Düsseldorf Der Künstlerraum ist Künstlers Traum

Düsseldorf · Von den zwei Dutzend Künstlerräumen im K21 sind jetzt drei neu bezogen worden - mit starkem Bezug zu Politik und Gesellschaft.

 Eine Schlossruine, die versandet: die Installation "Betonschloss" (2014) von Nina Fischer und Maroan el Sani im K21.

Eine Schlossruine, die versandet: die Installation "Betonschloss" (2014) von Nina Fischer und Maroan el Sani im K21.

Foto: Andreas Endermann

Jeder Künstler sehnt sich danach, einen eigenen Raum zu gestalten. Einen Raum, der den Besucher ummantelt, ihn in eine bestimmte Atmosphäre lockt. Einen Raum auch, in dem man nicht gleich zum nächsten Bild weiterzieht und unliebsame Eindrücke wegklickt, sondern sich erst einmal sortiert. Ein Künstlerraum ist Künstlers Traum. Das wird auch für diejenigen gelten, die sich jetzt im K21 mit ihrer Kunst bis zum Ende des Jahres einrichten durften.

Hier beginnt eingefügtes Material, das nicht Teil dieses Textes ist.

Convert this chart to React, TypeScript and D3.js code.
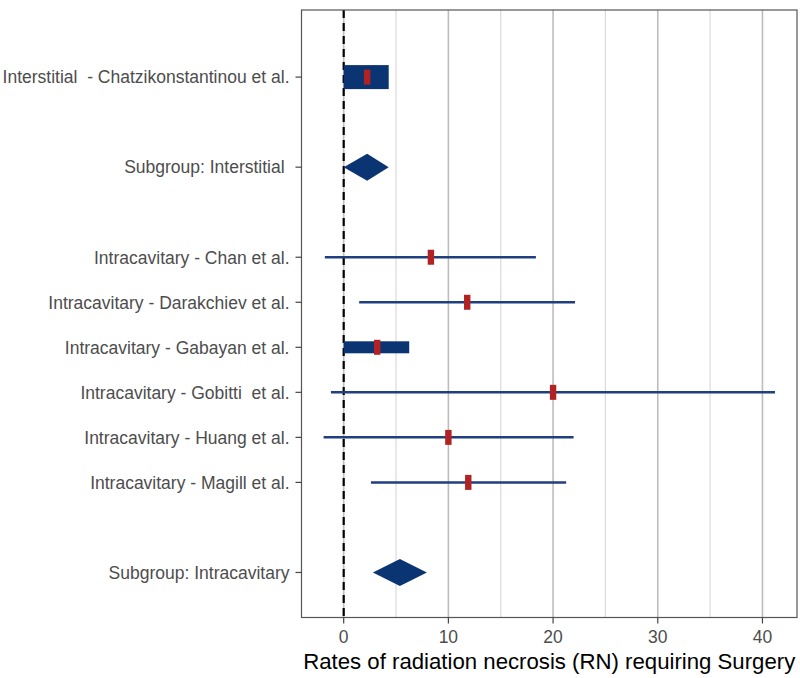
import React from "react";
import * as d3 from "d3";

const labels = [
  "Interstitial  - Chatzikonstantinou et al.",
  "Subgroup: Interstitial ",
  "Intracavitary - Chan et al.",
  "Intracavitary - Darakchiev et al.",
  "Intracavitary - Gabayan et al.",
  "Intracavitary - Gobitti  et al.",
  "Intracavitary - Huang et al.",
  "Intracavitary - Magill et al.",
  "Subgroup: Intracavitary",
];
const rowPos = [13, 11, 9, 8, 7, 6, 5, 4, 2];
const kinds = ["study", "subgroup", "study", "study", "study", "study", "study", "study", "subgroup"];
const estimates = [2.24, 2.24, 8.33, 11.8, 3.2, 20.0, 10.0, 11.9, 5.37];
const lower = [0, 0, -1.8, 1.48, 0, -1.22, -1.92, 2.6, 2.79];
const upper = [4.3, 4.3, 18.36, 22.1, 6.26, 41.2, 21.96, 21.25, 7.95];
const weights = [24, 0, 2.5, 2.5, 12, 2.5, 2.5, 2.5, 0];
const xTicks = [0, 10, 20, 30, 40];
const xMinor = [5, 15, 25, 35];
const xTitle = "Rates of radiation necrosis (RN) requiring Surgery";

const W = 800;
const H = 678;
const left = 301.5;
const right = 797;
const top = 10;
const bottom = 617.5;

export default function App() {
  const x = d3.scaleLinear().domain([-4.03, 43.3]).range([left, right]);
  const y = d3.scaleLinear().domain([1, 14.49]).range([bottom, top]);
  const font = "'Liberation Sans', Arial, Helvetica, sans-serif";
  const navy = "#0b3572";
  const red = "#b22222";

  return (
    <svg
      width={W}
      height={H}
      style={{ position: "absolute", left: 0, top: 0, background: "#fff" }}
      fontFamily={font}
    >
      <rect x={left} y={top} width={right - left} height={bottom - top} fill="#fff" />
      {xMinor.map((t) => (
        <line key={"mi" + t} x1={x(t)} x2={x(t)} y1={top} y2={bottom} stroke="#dadada" strokeWidth={1.2} />
      ))}
      {xTicks.map((t) => (
        <line key={"ma" + t} x1={x(t)} x2={x(t)} y1={top} y2={bottom} stroke="#bdbdbd" strokeWidth={1.6} />
      ))}
      <line x1={x(0)} x2={x(0)} y1={top} y2={bottom} stroke="#000" strokeWidth={2.2} strokeDasharray="8,5" />
      {labels.map((lab, i) => {
        const cy = y(rowPos[i]);
        if (kinds[i] === "subgroup") {
          const h = 13.5;
          const pts = [
            [x(lower[i]), cy],
            [x(estimates[i]), cy - h],
            [x(upper[i]), cy],
            [x(estimates[i]), cy + h],
          ];
          return <polygon key={lab} points={pts.map((p) => p.join(",")).join(" ")} fill={navy} />;
        }
        const w = weights[i];
        return (
          <g key={lab}>
            {w > 4 ? (
              <rect x={x(lower[i])} y={cy - w / 2} width={x(upper[i]) - x(lower[i])} height={w} fill={navy} />
            ) : (
              <line x1={x(lower[i])} x2={x(upper[i])} y1={cy} y2={cy} stroke="#1f3f80" strokeWidth={w} />
            )}
            <rect x={x(estimates[i]) - 3.2} y={cy - 7.5} width={6.4} height={15} fill={red} />
          </g>
        );
      })}
      <rect x={left} y={top} width={right - left} height={bottom - top} fill="none" stroke="#555" strokeWidth={1.2} />
      {labels.map((lab, i) => {
        const cy = y(rowPos[i]);
        return (
          <g key={"yl" + i}>
            <line x1={left - 6} x2={left} y1={cy} y2={cy} stroke="#444" strokeWidth={1.2} />
            <text
              x={left - 12}
              y={cy}
              dy="0.36em"
              textAnchor="end"
              fontSize={17.5}
              fill="#4d4d4d"
              style={{ whiteSpace: "pre" }}
            >
              {lab}
            </text>
          </g>
        );
      })}
      {xTicks.map((t) => (
        <g key={"xt" + t}>
          <line x1={x(t)} x2={x(t)} y1={bottom} y2={bottom + 6} stroke="#444" strokeWidth={1.2} />
          <text x={x(t)} y={bottom + 19} dy="0.36em" textAnchor="middle" fontSize={17.5} fill="#4d4d4d">
            {t}
          </text>
        </g>
      ))}
      <text x={(left + right) / 2} y={669} textAnchor="middle" fontSize={22.2} fill="#000">
        {xTitle}
      </text>
    </svg>
  );
}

Nicht immer ist Künstlers Traum auch des Betrachters Traum. Künstler setzen gern einiges voraus, und nicht jeder kann ihnen auf Anhieb folgen. Nur einer der drei neuen Räume lässt erahnen, worum es gehen könnte. Die beiden anderen erschließen sich erst über die Texte, die in Form von Postkarten jeweils am Eingang Aufklärung versprechen.

Ibrahim Mahama aus Ghana, Jahrgang 1987, hat seinen Raum mit aneinandergenähten Jutesäcken vollgehängt. Sie bedecken die Fenster und bilden im Inneren Unterteilungen, zwischen denen sich dank akustischer Einspielungen Menschen zu unterhalten scheinen. Man fühlt sich in eine afrikanische Hütte oder Werkstatt versetzt, doch alles andere muss man sich erlesen: Die Jutesäcke dienten ursprünglich dem Transport von Lebensmitteln. Mahama beauftragt Wanderarbeiter, die großen Draperien zu nähen. Thema der Installation ist eine Gesellschaft zur Verteilung von Nahrungsmitteln in Ghana, die ihre Arbeit nach dem Bau großer Speicherhäuser in den 60er Jahren jedoch nicht aufnahm. Mahama experimentiert mit der Form des Silos und ihrem zukunftsweisenden Potenzial - darauf muss man erst mal kommen.

Das ist noch gar nichts gegen die Herausforderung, vor die man sich bei der Installation "Der Dreisatz der Identität" gestellt sieht. Sie besteht aus dem Objekt "Betonschloss" von Nina Fischer und Maroan el Sani sowie einem Film dieses Künstlerpaars mit Bertold Stallmach. Wer ohne lesen, allein aufgrund optischer Eindrücke zu dem Schluss gelangt, dass "Der Dreisatz der Identität" vom strittigen Wiederaufbau des Berliner Stadtschlosses handelt, dem sollte unverzüglich der Titel "Intelligenzbestie des Jahres" verliehen werden.

Die beiden Teile der Installation sind durch eine Sandwüste miteinander verbunden. Sie taucht sowohl im Animationsfilm als auch in einem Modell auf, das eine vage Nachbildung des Stadtschlosses enthält. Der Film lädt ein zu einer Reise mit Isa und Jenga, zwei Aussteigertypen auf der Flucht aus "Elitien" und auf der Suche nach einer besseren Gesellschaft. Das Modell einer versandeten Schlossruine fragt, "wie gesellschaftliche Prozesse und Identitäten in der Architektur beschrieben und gespeichert werden". Na denn.

Der dritte Raum stammt von dem in Düsseldorf lebenden kubanischen Konzeptkünstler Diango Hernández, Jahrgang 1970. Auch er hat es sich in seiner künstlerischen Klause gemütlich gemacht und lässt so leicht niemanden herein. Doch zum Glück gibt es Texte. Daraus erfährt man, dass sein Arrangement aus wellenhafter Malerei, einem Kronleuchter mit Apfelsinen statt Glühbirnen und einer den Raum teilenden Glaswand, über die sich ebenfalls farbige Wellen winden, des Künstlers Sehnsucht nach der verlorenen Heimat spiegeln soll. Die Erinnerung an Strand und Früchte verbindet sich mit verklärenden Gedanken an die mäandernden Reden Fidel Castros. Die Wellen sollen zugleich eine Rede Castros aus dem Jahr 1961 wiedergeben.

So kann man sich in den Künstlerräumen zwar nicht unbedingt sattsehen, aber doch sattlesen. Wohl bekomm's!